◆ Problem details:
Wherever a line holds the string "diagram", copy that line.

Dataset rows
━━━
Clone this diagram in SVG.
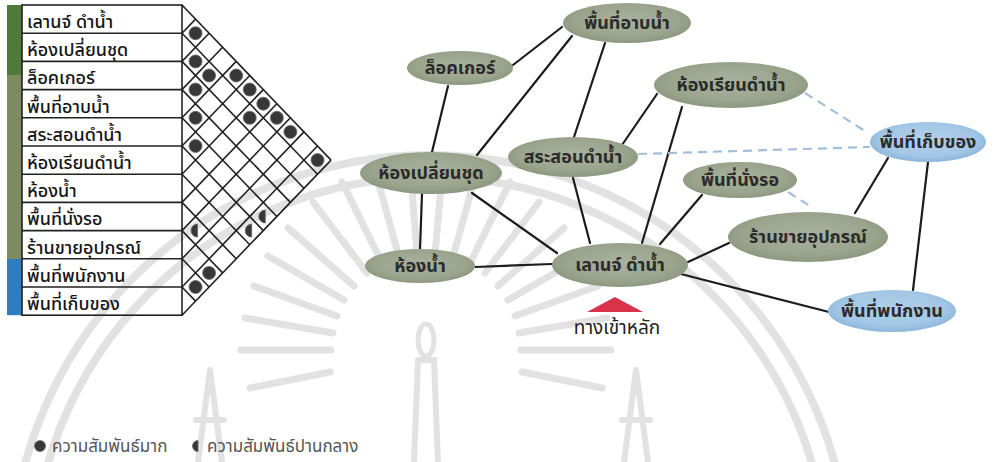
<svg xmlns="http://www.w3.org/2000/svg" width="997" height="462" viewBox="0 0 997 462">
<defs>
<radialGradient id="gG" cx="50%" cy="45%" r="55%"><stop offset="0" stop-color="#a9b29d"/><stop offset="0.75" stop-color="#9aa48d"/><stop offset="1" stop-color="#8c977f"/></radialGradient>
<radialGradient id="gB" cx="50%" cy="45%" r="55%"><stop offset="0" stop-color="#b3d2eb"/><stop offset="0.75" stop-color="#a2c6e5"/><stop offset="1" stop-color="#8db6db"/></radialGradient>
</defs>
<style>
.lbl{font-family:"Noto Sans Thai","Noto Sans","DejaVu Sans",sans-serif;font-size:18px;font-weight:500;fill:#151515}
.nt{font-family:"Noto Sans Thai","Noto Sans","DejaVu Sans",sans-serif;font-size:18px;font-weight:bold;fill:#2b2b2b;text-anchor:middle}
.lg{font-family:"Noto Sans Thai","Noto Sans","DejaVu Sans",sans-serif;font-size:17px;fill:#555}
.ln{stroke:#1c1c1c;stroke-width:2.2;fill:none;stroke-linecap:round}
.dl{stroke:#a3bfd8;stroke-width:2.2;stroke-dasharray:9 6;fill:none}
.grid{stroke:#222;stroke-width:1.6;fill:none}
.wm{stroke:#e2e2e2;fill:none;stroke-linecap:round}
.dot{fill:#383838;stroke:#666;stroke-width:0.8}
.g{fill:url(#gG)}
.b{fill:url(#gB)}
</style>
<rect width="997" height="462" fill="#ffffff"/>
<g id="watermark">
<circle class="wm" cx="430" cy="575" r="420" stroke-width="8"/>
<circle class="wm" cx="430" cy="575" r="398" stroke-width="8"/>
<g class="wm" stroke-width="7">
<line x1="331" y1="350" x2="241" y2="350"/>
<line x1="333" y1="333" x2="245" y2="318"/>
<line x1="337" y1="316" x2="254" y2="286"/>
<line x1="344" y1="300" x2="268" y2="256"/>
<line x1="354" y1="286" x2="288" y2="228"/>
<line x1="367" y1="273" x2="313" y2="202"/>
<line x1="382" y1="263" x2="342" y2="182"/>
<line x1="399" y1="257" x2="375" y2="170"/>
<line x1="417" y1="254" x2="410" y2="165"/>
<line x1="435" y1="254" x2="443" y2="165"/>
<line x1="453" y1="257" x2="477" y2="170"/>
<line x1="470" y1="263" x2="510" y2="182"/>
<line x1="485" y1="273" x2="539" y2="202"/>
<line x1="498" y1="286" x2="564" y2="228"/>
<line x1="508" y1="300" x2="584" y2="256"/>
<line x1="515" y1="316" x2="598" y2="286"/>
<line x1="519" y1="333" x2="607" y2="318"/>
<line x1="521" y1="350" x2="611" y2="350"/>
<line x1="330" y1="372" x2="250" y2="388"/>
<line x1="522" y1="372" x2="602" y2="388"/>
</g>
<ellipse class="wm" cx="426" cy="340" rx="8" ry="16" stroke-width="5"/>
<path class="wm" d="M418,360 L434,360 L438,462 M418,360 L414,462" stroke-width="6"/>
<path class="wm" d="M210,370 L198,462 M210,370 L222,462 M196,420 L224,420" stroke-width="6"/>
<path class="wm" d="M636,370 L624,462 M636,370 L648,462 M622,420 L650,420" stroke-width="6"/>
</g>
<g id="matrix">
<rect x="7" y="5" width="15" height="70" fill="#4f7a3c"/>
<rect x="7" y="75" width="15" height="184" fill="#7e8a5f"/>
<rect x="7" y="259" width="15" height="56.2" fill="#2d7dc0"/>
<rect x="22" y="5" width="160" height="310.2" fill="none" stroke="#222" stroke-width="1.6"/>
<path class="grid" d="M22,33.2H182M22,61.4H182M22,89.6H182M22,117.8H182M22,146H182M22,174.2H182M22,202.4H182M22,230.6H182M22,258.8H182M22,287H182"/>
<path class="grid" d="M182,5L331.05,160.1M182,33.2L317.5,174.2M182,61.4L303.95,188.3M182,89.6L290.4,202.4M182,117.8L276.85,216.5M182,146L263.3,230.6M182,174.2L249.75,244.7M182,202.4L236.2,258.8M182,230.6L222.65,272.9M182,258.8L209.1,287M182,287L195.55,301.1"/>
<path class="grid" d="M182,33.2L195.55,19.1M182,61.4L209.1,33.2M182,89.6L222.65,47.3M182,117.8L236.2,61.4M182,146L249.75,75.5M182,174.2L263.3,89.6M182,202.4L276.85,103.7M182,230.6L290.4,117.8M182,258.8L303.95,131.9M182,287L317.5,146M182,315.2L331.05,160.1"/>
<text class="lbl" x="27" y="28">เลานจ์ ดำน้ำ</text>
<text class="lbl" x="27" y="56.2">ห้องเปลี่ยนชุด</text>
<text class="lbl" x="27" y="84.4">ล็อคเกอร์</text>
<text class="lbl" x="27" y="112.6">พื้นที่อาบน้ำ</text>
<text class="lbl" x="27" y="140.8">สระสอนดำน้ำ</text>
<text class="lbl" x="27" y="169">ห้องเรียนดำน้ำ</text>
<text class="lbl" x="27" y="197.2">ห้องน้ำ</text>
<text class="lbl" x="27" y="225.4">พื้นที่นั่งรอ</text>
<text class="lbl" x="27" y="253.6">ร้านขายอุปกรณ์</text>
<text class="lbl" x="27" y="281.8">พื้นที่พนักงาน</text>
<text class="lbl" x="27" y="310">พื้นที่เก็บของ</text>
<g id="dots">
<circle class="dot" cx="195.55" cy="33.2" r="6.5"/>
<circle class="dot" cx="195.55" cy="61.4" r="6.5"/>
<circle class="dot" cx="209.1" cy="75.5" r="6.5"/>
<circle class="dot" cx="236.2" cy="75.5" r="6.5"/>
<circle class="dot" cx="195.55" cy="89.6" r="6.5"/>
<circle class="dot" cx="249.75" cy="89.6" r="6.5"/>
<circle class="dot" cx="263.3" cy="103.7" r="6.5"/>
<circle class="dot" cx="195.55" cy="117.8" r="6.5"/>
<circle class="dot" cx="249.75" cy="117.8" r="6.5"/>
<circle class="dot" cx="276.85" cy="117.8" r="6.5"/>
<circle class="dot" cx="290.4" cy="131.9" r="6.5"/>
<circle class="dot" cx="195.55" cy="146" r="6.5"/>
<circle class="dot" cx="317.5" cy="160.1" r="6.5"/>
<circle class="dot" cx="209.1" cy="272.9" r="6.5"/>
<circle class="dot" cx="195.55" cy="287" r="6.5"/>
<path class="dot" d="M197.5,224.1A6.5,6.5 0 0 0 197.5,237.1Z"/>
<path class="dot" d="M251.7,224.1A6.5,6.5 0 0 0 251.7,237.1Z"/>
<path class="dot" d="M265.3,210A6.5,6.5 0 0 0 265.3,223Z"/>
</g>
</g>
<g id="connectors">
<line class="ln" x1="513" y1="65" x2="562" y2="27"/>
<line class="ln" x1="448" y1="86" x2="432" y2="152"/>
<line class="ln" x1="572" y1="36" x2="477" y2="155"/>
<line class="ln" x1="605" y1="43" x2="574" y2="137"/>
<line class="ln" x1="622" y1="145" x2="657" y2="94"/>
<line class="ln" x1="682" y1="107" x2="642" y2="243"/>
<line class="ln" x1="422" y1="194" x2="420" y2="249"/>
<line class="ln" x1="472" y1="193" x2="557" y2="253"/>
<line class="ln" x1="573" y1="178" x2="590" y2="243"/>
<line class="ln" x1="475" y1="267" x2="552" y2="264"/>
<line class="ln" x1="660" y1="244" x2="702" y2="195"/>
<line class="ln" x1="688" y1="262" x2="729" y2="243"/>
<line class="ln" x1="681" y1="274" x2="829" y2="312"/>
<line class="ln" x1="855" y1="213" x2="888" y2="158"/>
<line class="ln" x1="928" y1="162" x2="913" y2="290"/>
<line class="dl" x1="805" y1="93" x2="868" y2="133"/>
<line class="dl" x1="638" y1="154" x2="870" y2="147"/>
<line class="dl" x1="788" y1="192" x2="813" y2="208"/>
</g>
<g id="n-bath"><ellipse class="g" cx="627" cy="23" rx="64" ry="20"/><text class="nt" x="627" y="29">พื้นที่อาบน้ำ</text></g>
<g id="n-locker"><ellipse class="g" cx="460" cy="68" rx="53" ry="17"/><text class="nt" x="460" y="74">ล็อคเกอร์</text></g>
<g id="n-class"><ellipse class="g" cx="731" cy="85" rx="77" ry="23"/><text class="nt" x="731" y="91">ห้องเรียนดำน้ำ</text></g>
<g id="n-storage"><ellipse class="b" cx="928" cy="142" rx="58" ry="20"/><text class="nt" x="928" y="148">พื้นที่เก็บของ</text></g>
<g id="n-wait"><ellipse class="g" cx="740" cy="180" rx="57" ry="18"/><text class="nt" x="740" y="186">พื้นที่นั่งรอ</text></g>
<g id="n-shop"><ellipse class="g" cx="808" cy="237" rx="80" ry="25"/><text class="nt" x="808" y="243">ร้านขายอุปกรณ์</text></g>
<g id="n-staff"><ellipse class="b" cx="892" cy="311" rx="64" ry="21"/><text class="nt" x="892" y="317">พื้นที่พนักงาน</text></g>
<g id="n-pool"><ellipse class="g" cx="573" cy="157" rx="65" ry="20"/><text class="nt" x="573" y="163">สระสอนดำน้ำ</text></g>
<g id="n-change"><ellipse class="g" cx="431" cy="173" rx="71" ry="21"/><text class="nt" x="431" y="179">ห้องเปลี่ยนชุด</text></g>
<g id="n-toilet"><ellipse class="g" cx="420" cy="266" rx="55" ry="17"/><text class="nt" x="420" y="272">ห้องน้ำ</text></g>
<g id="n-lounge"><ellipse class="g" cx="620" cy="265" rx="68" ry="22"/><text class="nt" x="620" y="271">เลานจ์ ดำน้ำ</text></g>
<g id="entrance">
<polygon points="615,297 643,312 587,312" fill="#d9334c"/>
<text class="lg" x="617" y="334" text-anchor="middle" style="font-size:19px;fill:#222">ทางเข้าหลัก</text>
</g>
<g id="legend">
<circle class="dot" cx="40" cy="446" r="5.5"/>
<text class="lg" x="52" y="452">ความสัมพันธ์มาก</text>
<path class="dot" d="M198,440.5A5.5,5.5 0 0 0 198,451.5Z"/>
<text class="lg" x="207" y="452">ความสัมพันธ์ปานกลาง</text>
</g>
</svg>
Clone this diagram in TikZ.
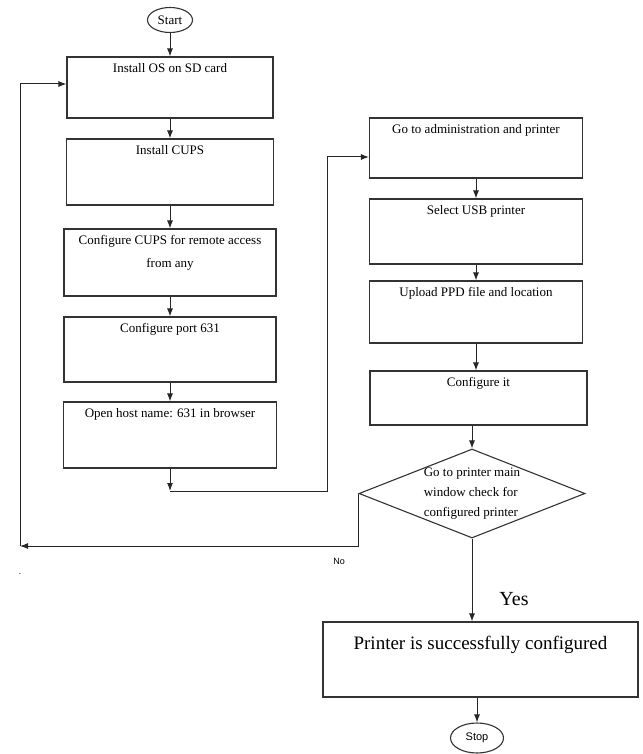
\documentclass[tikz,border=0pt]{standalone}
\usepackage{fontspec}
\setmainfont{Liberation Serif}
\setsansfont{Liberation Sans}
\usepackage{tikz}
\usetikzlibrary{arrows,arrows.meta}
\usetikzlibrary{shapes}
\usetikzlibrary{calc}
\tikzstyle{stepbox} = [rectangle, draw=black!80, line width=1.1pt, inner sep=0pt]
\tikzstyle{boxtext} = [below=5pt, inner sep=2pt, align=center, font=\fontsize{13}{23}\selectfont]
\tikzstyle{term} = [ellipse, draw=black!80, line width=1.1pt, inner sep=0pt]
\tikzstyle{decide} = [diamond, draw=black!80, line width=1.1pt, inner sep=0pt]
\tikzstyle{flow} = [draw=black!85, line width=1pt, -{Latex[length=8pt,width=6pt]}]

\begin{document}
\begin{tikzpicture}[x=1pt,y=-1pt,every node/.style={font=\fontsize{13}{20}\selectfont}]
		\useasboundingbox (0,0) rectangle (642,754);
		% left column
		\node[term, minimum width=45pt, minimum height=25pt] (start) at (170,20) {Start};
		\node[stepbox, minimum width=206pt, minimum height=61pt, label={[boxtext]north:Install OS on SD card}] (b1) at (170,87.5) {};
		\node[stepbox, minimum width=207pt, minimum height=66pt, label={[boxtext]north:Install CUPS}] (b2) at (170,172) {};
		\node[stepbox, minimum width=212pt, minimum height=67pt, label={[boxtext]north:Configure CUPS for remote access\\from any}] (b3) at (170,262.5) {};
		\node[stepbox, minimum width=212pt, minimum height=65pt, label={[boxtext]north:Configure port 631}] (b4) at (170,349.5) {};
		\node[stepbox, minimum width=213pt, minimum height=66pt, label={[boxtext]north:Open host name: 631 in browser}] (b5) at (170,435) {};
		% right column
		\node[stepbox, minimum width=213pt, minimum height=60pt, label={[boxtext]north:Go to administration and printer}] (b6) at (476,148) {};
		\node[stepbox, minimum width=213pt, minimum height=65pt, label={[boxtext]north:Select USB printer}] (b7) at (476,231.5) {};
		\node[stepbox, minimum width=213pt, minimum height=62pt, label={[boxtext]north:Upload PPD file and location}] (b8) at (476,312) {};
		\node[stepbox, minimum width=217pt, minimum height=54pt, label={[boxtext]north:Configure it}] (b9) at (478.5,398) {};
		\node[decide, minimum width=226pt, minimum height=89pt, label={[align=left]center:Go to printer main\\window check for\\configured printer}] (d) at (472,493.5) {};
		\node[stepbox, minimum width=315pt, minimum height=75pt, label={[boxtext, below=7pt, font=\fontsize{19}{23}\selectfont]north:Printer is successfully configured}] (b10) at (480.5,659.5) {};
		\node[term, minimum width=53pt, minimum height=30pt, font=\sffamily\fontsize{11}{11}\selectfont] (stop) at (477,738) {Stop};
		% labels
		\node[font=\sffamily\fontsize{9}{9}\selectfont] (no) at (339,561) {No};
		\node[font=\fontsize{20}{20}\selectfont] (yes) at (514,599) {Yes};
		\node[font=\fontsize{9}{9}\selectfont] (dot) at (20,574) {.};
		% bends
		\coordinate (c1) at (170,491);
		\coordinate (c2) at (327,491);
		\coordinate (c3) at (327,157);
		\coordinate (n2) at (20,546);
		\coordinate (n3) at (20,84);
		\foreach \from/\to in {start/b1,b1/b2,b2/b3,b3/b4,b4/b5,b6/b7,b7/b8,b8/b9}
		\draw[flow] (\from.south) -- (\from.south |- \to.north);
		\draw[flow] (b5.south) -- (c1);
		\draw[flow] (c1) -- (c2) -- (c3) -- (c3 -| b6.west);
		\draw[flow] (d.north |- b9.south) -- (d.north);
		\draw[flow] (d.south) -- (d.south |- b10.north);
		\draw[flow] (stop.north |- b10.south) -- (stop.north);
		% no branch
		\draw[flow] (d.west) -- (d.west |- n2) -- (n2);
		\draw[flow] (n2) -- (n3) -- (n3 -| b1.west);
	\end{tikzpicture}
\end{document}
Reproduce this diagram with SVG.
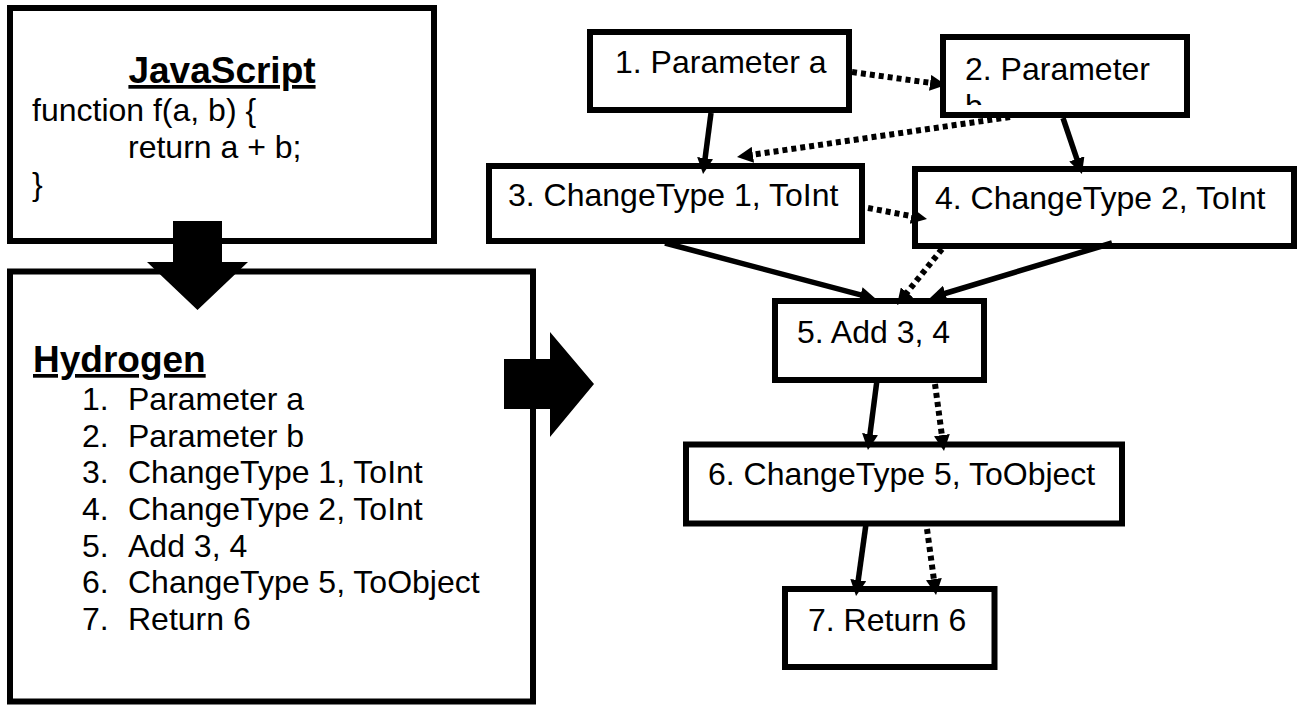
━━━
◆ Answer to the exercise:
Clone this diagram in SVG.
Clone this diagram in TikZ.
Reproduce this diagram with SVG.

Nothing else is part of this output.